I am trying to scrape results of keyword search from Yahoo Answers, in my case, "alcohol addiction." I am using Jsoup and URL modification to go through pages of the search results to scrape the results. However, I am noticing that, even though I put in URL for 'Newest' results, it keeps showing 'Relevance' results, and what's worse, the results are not exactly the same as what's shown on the browser.
For instance, the URL for Newest results is:
http://answers.yahoo.com/search/search_result?p=alcohol+addiction&s=1&sort=new
And for relevant results, the URL is:
http://answers.yahoo.com/search/search_result?p=alcohol+addiction&s=1&sort=rel
And the "1" will change to 2, 3, 4, etc as you go to the next page (there are 10 results per page).

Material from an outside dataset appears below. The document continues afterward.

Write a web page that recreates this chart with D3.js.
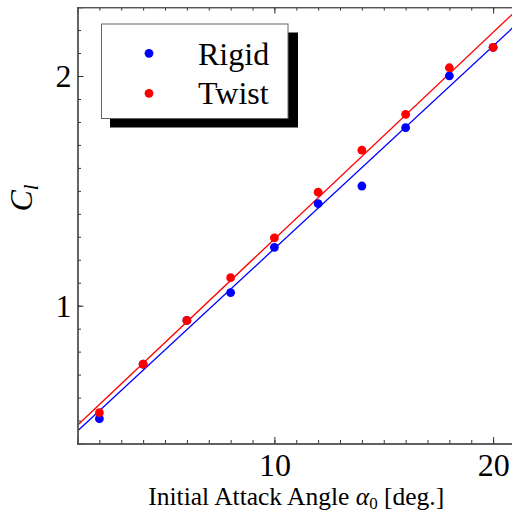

Here's what I do to scrape the page:
String urlID = "";
String end = "&sort=new";
String glob = "http://answers.yahoo.com/search/search_result?p=alcohol+addiction&s=";
Integer forumID = 0;
while(nextPageIsThere){
forumID++;
System.out.println("Now extracting the page: "+forumID);
try {
urlID = glob+forumID+end;
System.out.println(urlID);
exdoc = Jsoup.connect(urlID).get();
java.util.Date date= new java.util.Date();
} catch (IOException e) {
e.printStackTrace();
}
...
What's even more confusing is even if I increase the page number, and the system output shows that the URL is changing to:
http://answers.yahoo.com/search/search_result?p=alcohol+addiction&s=2&sort=new
and
http://answers.yahoo.com/search/search_result?p=alcohol+addiction&s=3&sort=new
it still scrapes the same page as shown in page 1 over and over again. I know my code is not wrong. I've been debugging it for hours. I think it's something got to do with Jsoup.connect and/or Yahoo Answer possibly blocking bots? At the same time, I don't think it's really that.
Does anyone know why this might be happening?